→ **Recorded data**

━━━━━━━━━━━━━━━━━━━━

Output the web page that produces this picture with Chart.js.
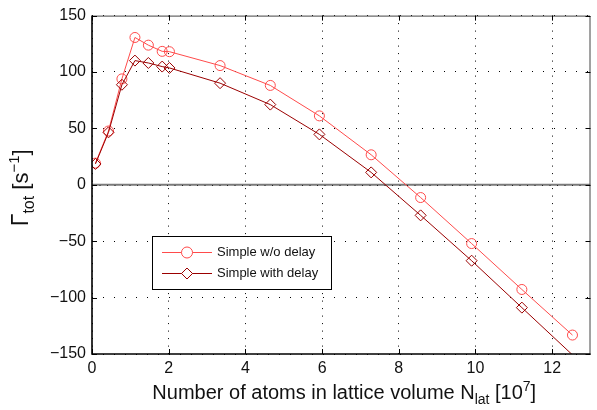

━━━━━━━━━━━━━━━━━━━━

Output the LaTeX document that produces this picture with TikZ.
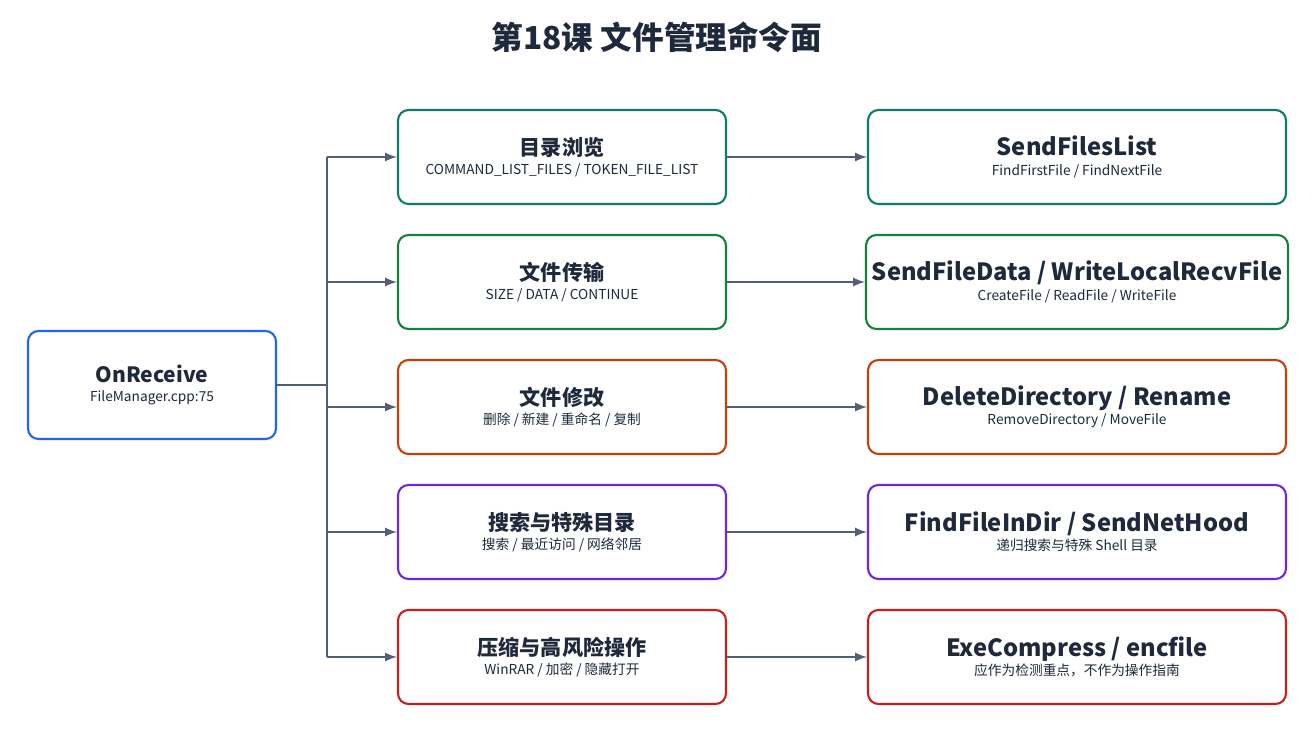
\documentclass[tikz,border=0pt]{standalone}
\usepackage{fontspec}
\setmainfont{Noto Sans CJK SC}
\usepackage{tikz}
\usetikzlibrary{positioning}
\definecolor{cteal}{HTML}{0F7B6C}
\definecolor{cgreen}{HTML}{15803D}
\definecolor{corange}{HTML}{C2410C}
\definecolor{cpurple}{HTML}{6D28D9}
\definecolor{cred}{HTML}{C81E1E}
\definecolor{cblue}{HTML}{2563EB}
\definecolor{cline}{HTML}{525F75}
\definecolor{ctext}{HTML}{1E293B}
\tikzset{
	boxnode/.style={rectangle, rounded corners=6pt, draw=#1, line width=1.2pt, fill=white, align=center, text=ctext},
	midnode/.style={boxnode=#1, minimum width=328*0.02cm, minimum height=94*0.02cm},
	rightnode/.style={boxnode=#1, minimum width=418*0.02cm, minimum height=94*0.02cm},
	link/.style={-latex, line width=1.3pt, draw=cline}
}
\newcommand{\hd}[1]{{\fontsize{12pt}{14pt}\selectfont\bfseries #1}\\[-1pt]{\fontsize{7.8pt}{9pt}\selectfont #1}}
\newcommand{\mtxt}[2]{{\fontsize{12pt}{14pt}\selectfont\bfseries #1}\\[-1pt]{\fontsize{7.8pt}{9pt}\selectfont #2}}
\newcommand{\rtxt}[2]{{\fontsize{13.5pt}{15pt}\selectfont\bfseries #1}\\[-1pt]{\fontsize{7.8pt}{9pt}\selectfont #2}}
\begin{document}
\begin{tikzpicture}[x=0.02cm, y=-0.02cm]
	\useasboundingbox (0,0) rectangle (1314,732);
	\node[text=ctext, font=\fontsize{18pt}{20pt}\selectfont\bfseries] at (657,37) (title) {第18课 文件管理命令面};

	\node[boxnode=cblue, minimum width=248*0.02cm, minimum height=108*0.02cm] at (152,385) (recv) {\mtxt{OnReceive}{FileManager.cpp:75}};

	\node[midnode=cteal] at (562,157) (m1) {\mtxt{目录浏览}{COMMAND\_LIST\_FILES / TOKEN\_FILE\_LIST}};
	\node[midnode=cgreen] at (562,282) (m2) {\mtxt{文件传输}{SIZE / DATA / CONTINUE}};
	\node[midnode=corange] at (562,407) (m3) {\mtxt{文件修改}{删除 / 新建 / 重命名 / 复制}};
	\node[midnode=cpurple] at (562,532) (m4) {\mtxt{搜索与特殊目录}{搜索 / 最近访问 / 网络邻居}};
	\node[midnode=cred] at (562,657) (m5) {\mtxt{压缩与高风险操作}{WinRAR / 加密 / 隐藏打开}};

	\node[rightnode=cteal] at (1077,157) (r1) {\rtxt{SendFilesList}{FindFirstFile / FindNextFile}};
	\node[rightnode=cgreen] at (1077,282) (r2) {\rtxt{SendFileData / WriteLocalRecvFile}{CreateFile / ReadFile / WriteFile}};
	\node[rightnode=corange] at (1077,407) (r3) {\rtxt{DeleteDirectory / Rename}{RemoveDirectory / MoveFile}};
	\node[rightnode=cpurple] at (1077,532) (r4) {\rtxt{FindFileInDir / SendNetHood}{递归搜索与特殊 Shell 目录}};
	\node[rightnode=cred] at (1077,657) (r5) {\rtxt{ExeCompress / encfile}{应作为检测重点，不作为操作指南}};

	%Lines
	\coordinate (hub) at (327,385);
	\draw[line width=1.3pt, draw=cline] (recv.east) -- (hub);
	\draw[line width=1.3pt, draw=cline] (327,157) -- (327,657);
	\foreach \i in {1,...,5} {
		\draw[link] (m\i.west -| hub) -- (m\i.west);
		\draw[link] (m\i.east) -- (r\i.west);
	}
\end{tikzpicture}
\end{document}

━━━━━━━━━━━━━━━━━━━━

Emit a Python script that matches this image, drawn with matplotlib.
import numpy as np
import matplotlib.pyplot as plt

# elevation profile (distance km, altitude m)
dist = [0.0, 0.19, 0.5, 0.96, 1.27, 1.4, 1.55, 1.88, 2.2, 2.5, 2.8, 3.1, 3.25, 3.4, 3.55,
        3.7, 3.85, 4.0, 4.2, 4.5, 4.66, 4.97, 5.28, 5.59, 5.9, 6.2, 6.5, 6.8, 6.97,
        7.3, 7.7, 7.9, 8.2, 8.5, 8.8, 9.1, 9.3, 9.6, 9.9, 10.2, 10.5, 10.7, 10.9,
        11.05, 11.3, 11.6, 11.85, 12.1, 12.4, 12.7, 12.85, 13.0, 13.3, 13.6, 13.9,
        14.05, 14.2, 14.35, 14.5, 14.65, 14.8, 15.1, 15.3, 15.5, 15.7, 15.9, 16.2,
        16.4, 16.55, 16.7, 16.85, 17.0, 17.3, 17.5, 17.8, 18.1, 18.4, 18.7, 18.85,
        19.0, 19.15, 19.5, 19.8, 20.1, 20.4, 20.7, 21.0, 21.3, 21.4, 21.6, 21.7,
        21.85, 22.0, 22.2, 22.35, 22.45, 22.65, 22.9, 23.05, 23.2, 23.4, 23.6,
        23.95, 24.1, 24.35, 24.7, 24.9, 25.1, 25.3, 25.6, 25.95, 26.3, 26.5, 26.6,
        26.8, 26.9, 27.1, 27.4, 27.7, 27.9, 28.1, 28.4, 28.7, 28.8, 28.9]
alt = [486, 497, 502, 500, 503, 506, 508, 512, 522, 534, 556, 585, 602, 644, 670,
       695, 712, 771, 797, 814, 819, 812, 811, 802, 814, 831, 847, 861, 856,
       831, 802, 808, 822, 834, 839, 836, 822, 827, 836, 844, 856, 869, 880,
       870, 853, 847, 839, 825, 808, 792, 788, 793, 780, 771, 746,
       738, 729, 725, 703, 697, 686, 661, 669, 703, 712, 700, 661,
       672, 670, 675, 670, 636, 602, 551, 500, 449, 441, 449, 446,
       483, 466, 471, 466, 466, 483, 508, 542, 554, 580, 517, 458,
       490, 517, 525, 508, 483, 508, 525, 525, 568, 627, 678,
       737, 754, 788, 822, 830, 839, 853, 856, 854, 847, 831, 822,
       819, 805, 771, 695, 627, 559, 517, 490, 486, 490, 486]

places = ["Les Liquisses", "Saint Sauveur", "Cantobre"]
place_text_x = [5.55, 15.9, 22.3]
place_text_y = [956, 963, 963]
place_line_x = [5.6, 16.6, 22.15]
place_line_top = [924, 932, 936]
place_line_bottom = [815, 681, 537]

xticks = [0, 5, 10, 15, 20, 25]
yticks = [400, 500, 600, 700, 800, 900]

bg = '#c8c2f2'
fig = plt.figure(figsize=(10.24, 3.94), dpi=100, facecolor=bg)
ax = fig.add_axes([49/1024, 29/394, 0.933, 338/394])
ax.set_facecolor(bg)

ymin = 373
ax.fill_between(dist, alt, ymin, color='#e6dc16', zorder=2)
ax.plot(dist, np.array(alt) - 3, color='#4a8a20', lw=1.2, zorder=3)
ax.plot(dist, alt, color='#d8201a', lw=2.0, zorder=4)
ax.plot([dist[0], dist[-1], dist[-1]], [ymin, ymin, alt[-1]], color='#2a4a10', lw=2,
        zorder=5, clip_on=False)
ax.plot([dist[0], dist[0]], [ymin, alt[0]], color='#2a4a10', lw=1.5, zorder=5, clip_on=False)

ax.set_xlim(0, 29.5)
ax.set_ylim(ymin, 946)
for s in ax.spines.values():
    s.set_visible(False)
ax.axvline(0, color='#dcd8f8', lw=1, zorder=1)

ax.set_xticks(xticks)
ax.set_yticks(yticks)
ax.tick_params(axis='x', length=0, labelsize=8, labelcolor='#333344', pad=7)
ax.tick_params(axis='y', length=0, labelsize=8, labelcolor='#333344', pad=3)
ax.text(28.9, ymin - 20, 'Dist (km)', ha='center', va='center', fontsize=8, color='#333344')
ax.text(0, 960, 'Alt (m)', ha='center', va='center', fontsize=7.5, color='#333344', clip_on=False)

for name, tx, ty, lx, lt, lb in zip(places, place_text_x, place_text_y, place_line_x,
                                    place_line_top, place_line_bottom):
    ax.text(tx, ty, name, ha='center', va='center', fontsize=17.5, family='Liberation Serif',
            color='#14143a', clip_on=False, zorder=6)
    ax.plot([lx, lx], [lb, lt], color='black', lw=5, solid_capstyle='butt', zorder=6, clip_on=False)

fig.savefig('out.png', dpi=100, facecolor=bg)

━━━━━━━━━━━━━━━━━━━━

→ **To do**
From the records above, transcribe without alteration every line from the one with "Emit a Python" to the one with "import matplotlib.pyplot as plt", inclusive.

→ **Solution**
Emit a Python script that matches this image, drawn with matplotlib.
import numpy as np
import matplotlib.pyplot as plt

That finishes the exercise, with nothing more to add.